- [SUPPLIED MATERIAL]
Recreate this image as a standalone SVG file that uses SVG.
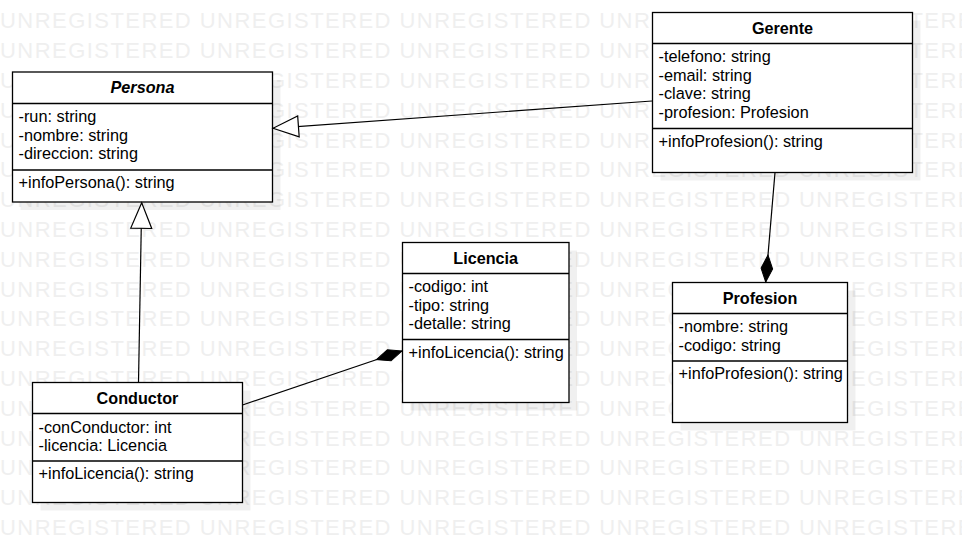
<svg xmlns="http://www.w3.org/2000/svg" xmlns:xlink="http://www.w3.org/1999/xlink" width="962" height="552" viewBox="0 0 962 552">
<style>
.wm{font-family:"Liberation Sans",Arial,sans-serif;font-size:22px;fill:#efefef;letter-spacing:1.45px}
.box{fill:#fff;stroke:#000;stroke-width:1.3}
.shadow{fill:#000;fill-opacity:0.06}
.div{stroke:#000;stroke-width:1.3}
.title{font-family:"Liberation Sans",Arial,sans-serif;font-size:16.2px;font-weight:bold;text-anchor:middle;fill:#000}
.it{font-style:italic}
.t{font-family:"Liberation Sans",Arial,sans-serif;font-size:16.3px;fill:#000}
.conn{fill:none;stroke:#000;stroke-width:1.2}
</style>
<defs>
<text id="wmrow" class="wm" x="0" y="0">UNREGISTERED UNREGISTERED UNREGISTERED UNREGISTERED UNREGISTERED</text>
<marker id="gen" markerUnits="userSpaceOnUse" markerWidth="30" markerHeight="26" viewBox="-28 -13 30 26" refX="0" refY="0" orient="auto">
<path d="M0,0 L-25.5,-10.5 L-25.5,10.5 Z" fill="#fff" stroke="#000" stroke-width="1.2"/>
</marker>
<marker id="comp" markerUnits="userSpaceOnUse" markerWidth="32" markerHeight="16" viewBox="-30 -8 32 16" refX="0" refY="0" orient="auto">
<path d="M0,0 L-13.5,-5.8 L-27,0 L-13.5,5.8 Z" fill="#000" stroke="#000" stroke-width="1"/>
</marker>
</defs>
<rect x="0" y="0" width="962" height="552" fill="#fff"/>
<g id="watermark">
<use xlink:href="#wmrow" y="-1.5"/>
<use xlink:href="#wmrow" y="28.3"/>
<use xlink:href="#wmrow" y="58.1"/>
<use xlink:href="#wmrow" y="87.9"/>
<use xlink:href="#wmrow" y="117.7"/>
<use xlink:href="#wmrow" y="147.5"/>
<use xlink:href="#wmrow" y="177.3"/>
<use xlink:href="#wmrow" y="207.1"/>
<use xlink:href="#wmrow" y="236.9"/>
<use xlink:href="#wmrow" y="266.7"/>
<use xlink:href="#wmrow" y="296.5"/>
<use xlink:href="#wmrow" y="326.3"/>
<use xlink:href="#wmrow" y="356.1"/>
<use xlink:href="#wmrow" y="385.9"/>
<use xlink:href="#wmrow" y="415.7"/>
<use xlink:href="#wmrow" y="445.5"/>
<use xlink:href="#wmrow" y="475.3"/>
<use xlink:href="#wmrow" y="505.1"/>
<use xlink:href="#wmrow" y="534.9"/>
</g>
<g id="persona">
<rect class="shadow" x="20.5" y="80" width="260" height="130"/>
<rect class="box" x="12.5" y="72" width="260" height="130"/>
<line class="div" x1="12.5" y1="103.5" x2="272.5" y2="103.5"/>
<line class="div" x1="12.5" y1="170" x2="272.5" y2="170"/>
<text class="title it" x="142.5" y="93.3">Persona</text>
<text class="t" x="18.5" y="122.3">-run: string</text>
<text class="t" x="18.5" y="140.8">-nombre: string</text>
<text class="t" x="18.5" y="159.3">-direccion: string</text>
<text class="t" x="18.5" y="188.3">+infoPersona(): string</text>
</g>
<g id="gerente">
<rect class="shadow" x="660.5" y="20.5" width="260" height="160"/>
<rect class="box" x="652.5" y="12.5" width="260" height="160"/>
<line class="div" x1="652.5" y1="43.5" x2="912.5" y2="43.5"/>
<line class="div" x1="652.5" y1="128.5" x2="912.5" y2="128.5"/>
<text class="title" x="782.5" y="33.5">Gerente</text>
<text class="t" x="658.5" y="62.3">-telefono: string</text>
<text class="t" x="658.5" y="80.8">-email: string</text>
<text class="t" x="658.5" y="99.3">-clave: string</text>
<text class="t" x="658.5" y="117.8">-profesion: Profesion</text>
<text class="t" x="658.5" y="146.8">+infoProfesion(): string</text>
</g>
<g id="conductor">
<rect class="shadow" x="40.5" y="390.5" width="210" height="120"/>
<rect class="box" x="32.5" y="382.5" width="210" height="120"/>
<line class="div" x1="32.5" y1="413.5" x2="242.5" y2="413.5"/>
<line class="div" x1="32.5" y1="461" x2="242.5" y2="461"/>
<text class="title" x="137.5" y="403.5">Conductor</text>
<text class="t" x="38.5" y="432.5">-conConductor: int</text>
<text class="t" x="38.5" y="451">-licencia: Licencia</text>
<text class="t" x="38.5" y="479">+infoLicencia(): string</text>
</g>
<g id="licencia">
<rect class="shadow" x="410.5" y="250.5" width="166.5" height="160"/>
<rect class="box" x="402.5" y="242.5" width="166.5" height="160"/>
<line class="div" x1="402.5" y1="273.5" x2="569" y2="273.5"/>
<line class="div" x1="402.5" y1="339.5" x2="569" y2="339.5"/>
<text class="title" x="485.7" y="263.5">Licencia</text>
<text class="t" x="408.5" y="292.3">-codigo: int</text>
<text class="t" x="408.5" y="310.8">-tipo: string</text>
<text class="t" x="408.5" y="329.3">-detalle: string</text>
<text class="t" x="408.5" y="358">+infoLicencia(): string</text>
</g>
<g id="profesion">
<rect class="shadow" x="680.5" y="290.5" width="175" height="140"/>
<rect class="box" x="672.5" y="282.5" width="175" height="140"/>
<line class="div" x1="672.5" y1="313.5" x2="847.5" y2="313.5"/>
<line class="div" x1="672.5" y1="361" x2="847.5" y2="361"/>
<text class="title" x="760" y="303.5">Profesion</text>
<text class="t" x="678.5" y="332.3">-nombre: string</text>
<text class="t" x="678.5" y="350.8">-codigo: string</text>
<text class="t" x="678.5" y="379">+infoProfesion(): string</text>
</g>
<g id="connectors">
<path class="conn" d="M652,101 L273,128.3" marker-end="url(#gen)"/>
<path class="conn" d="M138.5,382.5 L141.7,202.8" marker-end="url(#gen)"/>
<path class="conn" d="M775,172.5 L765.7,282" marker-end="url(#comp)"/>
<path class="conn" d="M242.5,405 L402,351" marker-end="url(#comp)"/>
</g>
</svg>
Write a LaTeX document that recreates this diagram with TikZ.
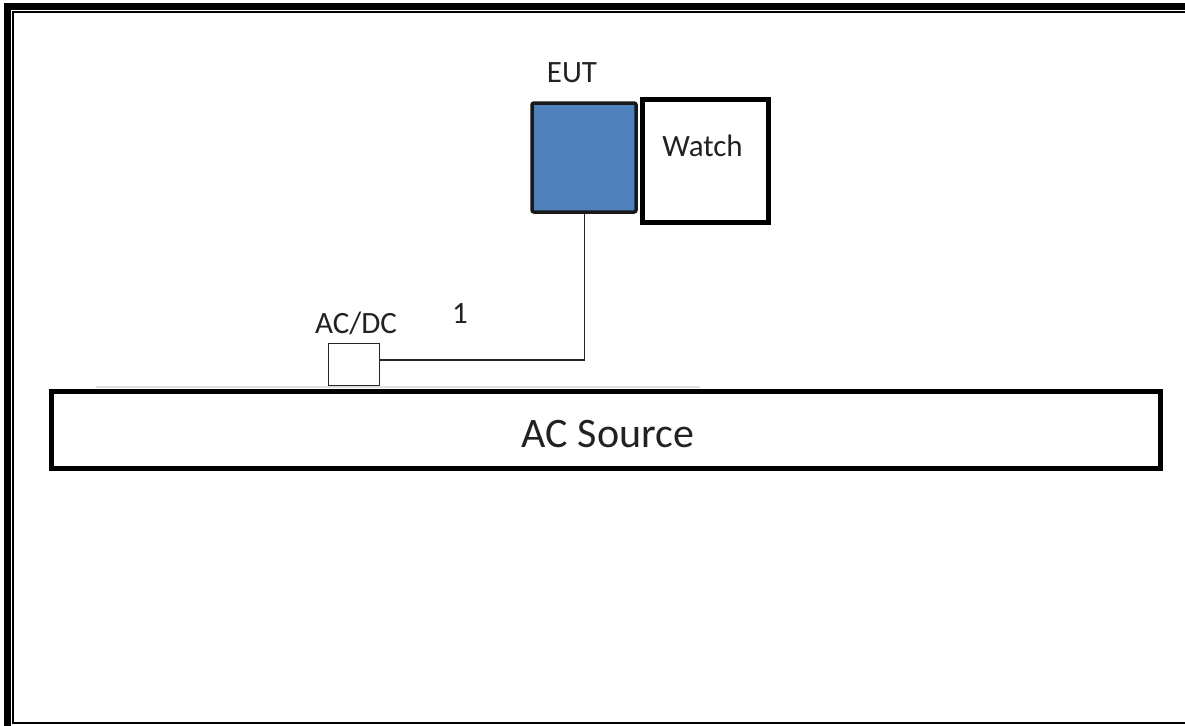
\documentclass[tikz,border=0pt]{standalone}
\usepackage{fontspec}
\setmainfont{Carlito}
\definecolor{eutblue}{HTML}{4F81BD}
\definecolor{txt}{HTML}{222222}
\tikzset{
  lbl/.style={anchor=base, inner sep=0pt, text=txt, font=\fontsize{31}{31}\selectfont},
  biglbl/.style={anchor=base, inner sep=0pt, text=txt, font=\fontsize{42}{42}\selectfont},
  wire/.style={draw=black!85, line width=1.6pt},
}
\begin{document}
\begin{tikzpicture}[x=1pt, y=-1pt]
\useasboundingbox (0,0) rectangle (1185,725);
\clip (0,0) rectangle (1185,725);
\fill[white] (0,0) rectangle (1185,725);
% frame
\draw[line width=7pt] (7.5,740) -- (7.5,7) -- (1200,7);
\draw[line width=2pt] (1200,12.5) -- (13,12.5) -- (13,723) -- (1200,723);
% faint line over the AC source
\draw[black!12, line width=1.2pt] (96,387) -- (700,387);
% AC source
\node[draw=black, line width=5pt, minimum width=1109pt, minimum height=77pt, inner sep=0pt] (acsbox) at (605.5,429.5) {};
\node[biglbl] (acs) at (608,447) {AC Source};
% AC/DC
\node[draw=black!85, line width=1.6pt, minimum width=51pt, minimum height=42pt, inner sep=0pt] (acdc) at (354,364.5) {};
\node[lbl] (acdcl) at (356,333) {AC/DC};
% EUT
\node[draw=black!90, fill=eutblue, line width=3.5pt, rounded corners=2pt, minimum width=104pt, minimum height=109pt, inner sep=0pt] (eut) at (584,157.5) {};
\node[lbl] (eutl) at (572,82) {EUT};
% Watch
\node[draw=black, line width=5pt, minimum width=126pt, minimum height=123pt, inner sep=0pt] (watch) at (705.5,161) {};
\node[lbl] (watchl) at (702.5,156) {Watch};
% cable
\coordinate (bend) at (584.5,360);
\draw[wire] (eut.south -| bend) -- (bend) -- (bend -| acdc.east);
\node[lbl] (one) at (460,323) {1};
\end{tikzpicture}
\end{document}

- [WHAT YOU HAVE TO DO]
Locate the word "that" in the records and collect each line it appears in.

- [TASK RESULT]
Recreate this image as a standalone SVG file that uses SVG.
Write a LaTeX document that recreates this diagram with TikZ.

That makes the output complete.